Democratic and Republican staff are working extra hours behind the scenes on map negotiations, and commission members indicated there is a greater sense of bipartisanship this time than last September when the Republican-dominated commission approved maps in a party-line vote.
“I believe this is the first time in the history of the state that Republican and Democratic staff have been working together on maps,” said state Sen. Vernon Sykes, D-Akron, commission co-chair. His fellow co-chair House Speaker Bob Cupp, R-Lima, affirmed greater collaboration.
After the commission voted 5-2 for the previous maps, several progressive and voting-rights groups sued.
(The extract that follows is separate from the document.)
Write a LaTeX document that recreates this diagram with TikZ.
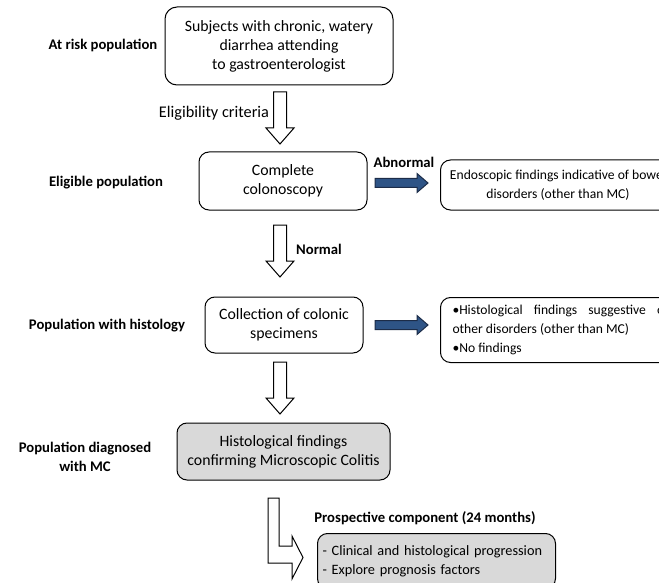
\documentclass[tikz,border=0pt]{standalone}
\usepackage{fontspec}
\setmainfont{Carlito}
\definecolor{arrowblue}{RGB}{46,84,134}
\definecolor{arrowline}{RGB}{28,44,72}
\definecolor{boxgray}{RGB}{217,217,217}
\begin{document}
\begin{tikzpicture}[x=1pt,y=-1pt,
  box/.style={draw=black,line width=1pt,rounded corners=10pt,align=center,inner sep=0pt,
    font=\fontsize{15.8}{19}\selectfont},
  sidebox/.style={box,font=\fontsize{13.6}{19}\selectfont},
  lab/.style={font=\bfseries\fontsize{14.7}{19}\selectfont,align=center,inner sep=0pt},
  plainlab/.style={font=\fontsize{16.3}{19}\selectfont,inner sep=0pt},
  hollow/.style={draw=black,line width=1pt,fill=white,line join=miter},
  bluearrow/.style={draw=arrowline,line width=1pt,fill=arrowblue,line join=miter}]
\useasboundingbox (0,0) rectangle (659,583);
\begin{scope}
\clip (0,0) rectangle (659,583);
% main boxes
\node[box,minimum width=228pt,minimum height=78pt,rounded corners=12pt] (risk) at (279,46)
  {Subjects with chronic, watery\\diarrhea attending\\to gastroenterologist};
\node[box,minimum width=168pt,minimum height=58pt] (colon) at (283,181)
  {Complete\\colonoscopy};
\node[box,minimum width=158pt,minimum height=56pt] (spec) at (284,325)
  {Collection of colonic\\specimens};
\node[box,fill=boxgray,minimum width=213pt,minimum height=57pt] (mc) at (283.5,451.5)
  {Histological findings\\confirming Microscopic Colitis};
% side boxes
\node[sidebox,anchor=west,minimum width=235pt,minimum height=50pt] (endo) at (440,185)
  {Endoscopic findings indicative of bowel\\disorders (other than MC)};
\node[sidebox,anchor=north west,text width=216pt,align=justify,inner xsep=12pt,
  minimum height=65pt] (other) at (440,297)
  {\textbullet Histological findings suggestive of\linebreak other disorders (other than MC)\\\textbullet No findings};
\node[box,fill=boxgray,anchor=north west,text width=228pt,align=left,inner xsep=5pt,
  minimum height=55pt,font=\fontsize{14.3}{19}\selectfont] (prosp) at (317,533)
  {- Clinical and histological progression\\- Explore prognosis factors};
% left labels
\node[lab] (l1) at (103,45) {At risk population};
\node[lab] (l2) at (106,183) {Eligible population};
\node[lab] (l3) at (107,326) {Population with histology};
\node[lab] (l4) at (85,457) {Population diagnosed\\with MC};
% arrow labels
\node[plainlab] (elig) at (214,113) {Eligibility criteria};
\node[lab] (abn) at (404,162) {Abnormal};
\node[lab] (norm) at (319,249) {Normal};
\node[lab] (pc) at (425,518) {Prospective component (24 months)};
% hollow down arrows
\foreach \dy in {0,133,270}{
  \draw[hollow,shift={(0,\dy)}] (273.5,92) -- (286.5,92) -- (286.5,128) -- (294,128)
    -- (280,144) -- (266,128) -- (273.5,128) -- cycle;
}
% blue arrows
\foreach \dy in {0,142}{
  \draw[bluearrow,shift={(0,\dy)}] (375,178.5) -- (417,178.5) -- (417,173.5) -- (428,183)
    -- (417,192.5) -- (417,187.5) -- (375,187.5) -- cycle;
}
% L-shaped arrow
\draw[hollow] (268,498) -- (279,498) -- (279,546) -- (292,546) -- (292,536) -- (303,557.5)
  -- (292,579) -- (292,563) -- (268,563) -- cycle;
\end{scope}
\end{tikzpicture}
\end{document}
The Ohio Supreme Court overturned those maps Jan. 12 and gave the commission 10 days to approve new ones.
Central to the court’s ruling was the need for proportionality: for the likely partisan makeup of the map to resemble the 54% Republican-46% Democratic way Ohioans have voted in recent statewide elections. The court ruled 4-3 that the original maps were gerrymandered to increase the supermajority Republicans already hold in both houses of the legislature.
The commission met briefly Tuesday and was scheduled to do so again at 2 p.m. Thursday, but convened half an hour late. When Sykes gaveled the meeting to order he immediately called for a recess until 4 p.m. That turned into 4:30 p.m., but they returned to discuss competing proposals for two of the state’s most populous counties and a rural county attached to each.
“We have decided to take a regional approach to address this issue,” Sykes said. Franklin and Hamilton counties are the first to be considered, but the body will work toward agreement on one region after another.
Staff work is continuing even as commissioners debate the first few draft maps, Cupp said. He described the Republican proposals for the targeted counties.
“These were drawn with the idea of trying to have compact districts, districts that have some competitive nature to them where possible, and ones that take a step toward the proportionality requirement of the constitution as explained by the Ohio Supreme Court,” Cupp said.
The proposed maps for Hamilton and Warren counties would have five Democratic-leaning Ohio House seats and four Republican-leaning ones, with one Democratic-leaning Ohio Senate seat and two leaning toward Republicans, he said.
Democratic consultant Chris Glassburn gave the Democratic proposal. Much of it resembled the Republican proposal, with exceptions such as the western end of Hamilton County, he said. The Democratic map would join that area to Warren County in one Republican-leaning Senate district, Glassburn said.
In an exchange with state Senate President Matt Huffman, R-Lima, he confirmed the proposals thus far would likely give Democrats two additional state House and one state Senate seat over the previously approved maps.
Maps that fully meet the partisan proportionality standard would work out to a likely 45 Democratic House seats and 15 Democratic Senate seats, Glassburn said. Currently Democrats hold 34 of the House’s 99 seats and eight of the 33 Senate seats.
If the commission, which consists of five Republicans and two Democrats, approves maps without minority-party support as it did in September, the process must be redone in four years, even if there are no further court challenges. Maps accepted by both parties will last until the next decennial census.
Once the commission approves new maps, three days are allotted to file any new objections. The Ohio Supreme Court retains jurisdiction over the new maps. If any more objections are made, only a week would remain to resolve them before the Feb. 2 filing deadline for state legislative seats.